Nachdem im schon Zug kaum an Schlaf zu denken war, bin ich in die Rostocker Innenstadt um ein wenig auszuruhen und etwas zu Essen. Leider war Burger King schon zu, da hätte mit das Essen aber auch nicht geschmeckt, also sind wir weiter bis wir etwas geeignetes fanden. (Bild 9)

In der Innenstadt das selbe Bild, überall Polizei, Karstadt hatte die Fenster vernagelt. (Bild 10)

Wir dann lieber wieder an den Hafen gegangen. Dort hatte sich inzwischen die Auseinandersetzung verschärft, die Polizei hatte Wasserwerfer und Panzerwagen aufgefahren. (Bild 11)

Auf dem Platz am Hafen habe ich zu diesem Zeitpunkt keinen “schwarzen Block” mehr gesehen, sondern nur eine Masse von Demonstanten, die versuchten, dem Konzert zuzuhören, etwas an den zahlreichen Essens- oder Getränkeständen zu bekommen. Das war jedoch ab dem mittleren Bereich des Platzes kaum mehr möglich, da ständig die BFE – Einheiten und andere Polizeikräfte aus meiner Sicht ohne Grund in die Menschenmenge eindrangen. (Bild 17)

Wer von den Festgenommenen Widerstand leistete, wurde auch von der zahlreich vertretenen Zivilpolizei mit Reizgas fertig gemacht. http://media.de.indymedia.org/images/2007/06/180287.jpg

Als es für einige Beamte zu eng wurde, kam es wiederholt zum Wasserwerfereinsatz, bei dem ich mich – unfreiwillig – auch mit einer vollen Ladung erfrischen konnte. (Bild 14)

Kurze Zeit später stiegen mir die Tränen in die Augen.

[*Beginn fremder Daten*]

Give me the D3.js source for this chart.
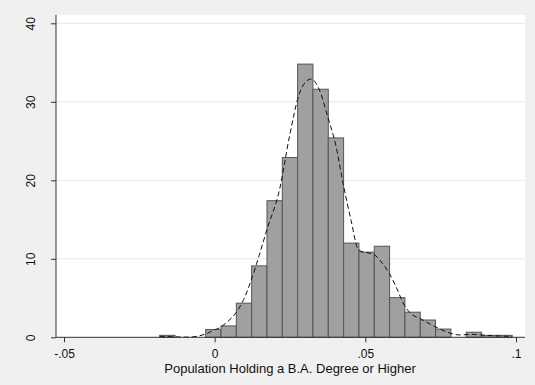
<!DOCTYPE html>
<html>
<head>
<meta charset="utf-8">
<script src="https://cdn.jsdelivr.net/npm/d3@7"></script>
<style>
  body { margin: 0; background: #f0f0f0; }
  svg { display: block; font-family: "Liberation Sans", Arial, sans-serif; }
</style>
</head>
<body>
<script>
// histogram bins: first edge and width (density scale)
var binStart = -0.01824;
var binWidth = 0.005086;
var binDensity = [0.25, 0, 0, 1.0, 1.45, 4.35, 9.1, 17.4, 22.9, 34.8, 31.6, 25.4,
  12.0, 10.85, 11.6, 5.05, 3.2, 2.2, 1.05, 0, 0.65, 0.25, 0.25];

// kernel density estimate
var kdeX = [-0.01821, -0.0149, -0.01159, -0.00828, -0.00563, -0.00298, -0.00066, 0.00189,
  0.0043, 0.00695, 0.0096, 0.01215, 0.01474, 0.01732, 0.02152, 0.02483, 0.02815, 0.03013,
  0.03202, 0.03477, 0.03752, 0.0403, 0.04262, 0.04526, 0.04778, 0.05033, 0.05298, 0.05573,
  0.05795, 0.06017, 0.06291, 0.06566, 0.06811, 0.07318, 0.07838, 0.08113, 0.08553, 0.08997,
  0.09437, 0.09868];
var kdeY = [0.12, 0.1, 0.04, 0.02, 0.15, 0.42, 0.85, 1.27, 2.0, 3.05, 4.8, 7.3, 10.4, 13.7,
  18.8, 25.6, 31.1, 32.5, 32.9, 31.5, 28.1, 24.3, 19.6, 14.9, 11.1, 10.8, 10.5, 9.4, 8.15,
  6.45, 4.1, 2.85, 2.4, 1.35, 0.5, 0.3, 0.38, 0.25, 0.17, 0.1];

var xTicks = [-0.05, 0, 0.05, 0.1];
var xTickLabels = ['-.05', '0', '.05', '.1'];
var yTicks = [0, 10, 20, 30, 40];
var xTitle = 'Population Holding a B.A. Degree or Higher';

var width = 535, height = 385;
var plotL = 56, plotR = 525, plotT = 15, plotB = 337.3;

var x = d3.scaleLinear().domain([-0.05, 0.1]).range([64, 516]);
var y = d3.scaleLinear().domain([0, 40]).range([plotB, 23.3]);

var svg = d3.select('body').append('svg')
  .attr('width', width).attr('height', height);

svg.append('rect').attr('width', width).attr('height', height).attr('fill', '#f0f0f0');
svg.append('rect')
  .attr('x', plotL).attr('y', plotT)
  .attr('width', plotR - plotL).attr('height', plotB - plotT)
  .attr('fill', '#ffffff');

// Gridlines
svg.append('g').selectAll('line')
  .data(yTicks.filter(function(d) { return d > 0; }))
  .enter().append('line')
  .attr('x1', plotL).attr('x2', plotR)
  .attr('y1', function(d) { return y(d); })
  .attr('y2', function(d) { return y(d); })
  .attr('stroke', '#e6e6e6').attr('stroke-width', 1);

// Bars
var bins = binDensity.map(function(d, i) {
  return { x0: binStart + i * binWidth, x1: binStart + (i + 1) * binWidth, v: d };
}).filter(function(d) { return d.v > 0; });

svg.append('g').selectAll('rect')
  .data(bins)
  .enter().append('rect')
  .attr('x', function(d) { return x(d.x0); })
  .attr('width', function(d) { return x(d.x1) - x(d.x0); })
  .attr('y', function(d) { return y(d.v); })
  .attr('height', function(d) { return y(0) - y(d.v); })
  .attr('fill', '#a0a0a0')
  .attr('stroke', '#555555')
  .attr('stroke-width', 1);

// Kernel density
var line = d3.line()
  .x(function(d) { return x(d[0]); })
  .y(function(d) { return y(d[1]); })
  .curve(d3.curveMonotoneX);

svg.append('path')
  .datum(kdeX.map(function(d, i) { return [d, kdeY[i]]; }))
  .attr('d', line)
  .attr('fill', 'none')
  .attr('stroke', '#111111')
  .attr('stroke-width', 1)
  .attr('stroke-dasharray', '5,3');

// X axis
var xAxis = d3.axisBottom(x)
  .tickValues(xTicks)
  .tickFormat(function(d, i) { return xTickLabels[i]; })
  .tickSize(5)
  .tickSizeOuter(0);
var gx = svg.append('g').attr('transform', 'translate(0,' + plotB + ')').call(xAxis);
gx.select('.domain').remove();
gx.append('line').attr('x1', plotL).attr('x2', plotR).attr('y1', 0).attr('y2', 0)
  .attr('stroke', '#333333');
gx.selectAll('.tick line').attr('stroke', '#333333');
gx.selectAll('.tick text')
  .attr('font-size', 12).attr('fill', '#111111')
  .attr('y', 21).attr('dy', 0)
  .attr('font-family', '"Liberation Sans", Arial, sans-serif');

// Y axis
var yAxis = d3.axisLeft(y).tickValues(yTicks).tickSize(5).tickSizeOuter(0);
var gy = svg.append('g').attr('transform', 'translate(' + plotL + ',0)').call(yAxis);
gy.select('.domain').remove();
gy.append('line').attr('x1', 0).attr('x2', 0).attr('y1', plotT).attr('y2', plotB)
  .attr('stroke', '#333333');
gy.selectAll('.tick line').attr('stroke', '#333333');
gy.selectAll('.tick text')
  .attr('font-size', 12).attr('fill', '#111111')
  .attr('font-family', '"Liberation Sans", Arial, sans-serif')
  .attr('x', 0).attr('dy', 0)
  .attr('text-anchor', 'middle')
  .attr('transform', 'translate(-21,0) rotate(-90)');

// Axis title
svg.append('text')
  .attr('x', 290).attr('y', 373)
  .attr('text-anchor', 'middle')
  .attr('font-size', 13).attr('fill', '#111111')
  .text(xTitle);
</script>
</body>
</html>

Vor lauter Tränengas, mit dem die Menge auf dem Platz wiederholt bei Einsätzen beglückt wurde. (Bild 15)

In der Nähe des Platzes waren zahlreiche Anwohner auf der Straße, und forderten die Polizei auf, die Provokationen zu unterlassen. (Bild 16) Leider hatte dieser Protest kaum Einfluss.

Im Verlauf des Abends sind wir dann ins Camp gegangen, um auszuruhen und uns für die Rückfahrt am nächsten Morgen vorzubereiten. Auf dem Weg dort hin trafen wir auf weitere Wasserwerfer und sahen 7 Transporthubschrauber über dem Camp fliegen.

Das Camp am Grenzschlachthof im Rostocker Hafen selbst ist eine Ansammlung von Barrios mit hunderten von Zelten, Infoständen und einem großen Zirkuszelt.

Da nicht klar war, ob das Camp von der Polizei abgeriegelt wird, sind wir später wieder in die Innenstadt gegangen, in der Hoffnung, eine Kneipe zu finden, die noch auf hat. Die Innenstadt war jedoch bis auf die zahlreiche Polizei und umherziehende Demoteilnehmer praktisch entvölkert, die bürgerlichen Medien hatten in ihrer Berichterstattung ganze Arbeit geleistet, wer von den Rostockern sich nicht lieber selber ein Bild vor Ort machte, blieb wohl lieber zuhause.

Für den heutigen Montag sind mehrere dezentrale Protestaktionen sowie eine »Demonstration für globale Bewegungsfreiheit« vorgesehen. Am Dienstag ist eine Palästinaveranstaltung geplant, außerdem stellt sich die Linksfraktion des Bundestages in Bad Doberan der öffentlichen Diskussion. In den Camps finden abends Kulturveranstaltungen statt. Mittwoch und Donnerstag finden die Blockaden der Zufahrten nach Heiligendamm statt. An diesen Tagen findet auch der alternative Gegengipfel statt.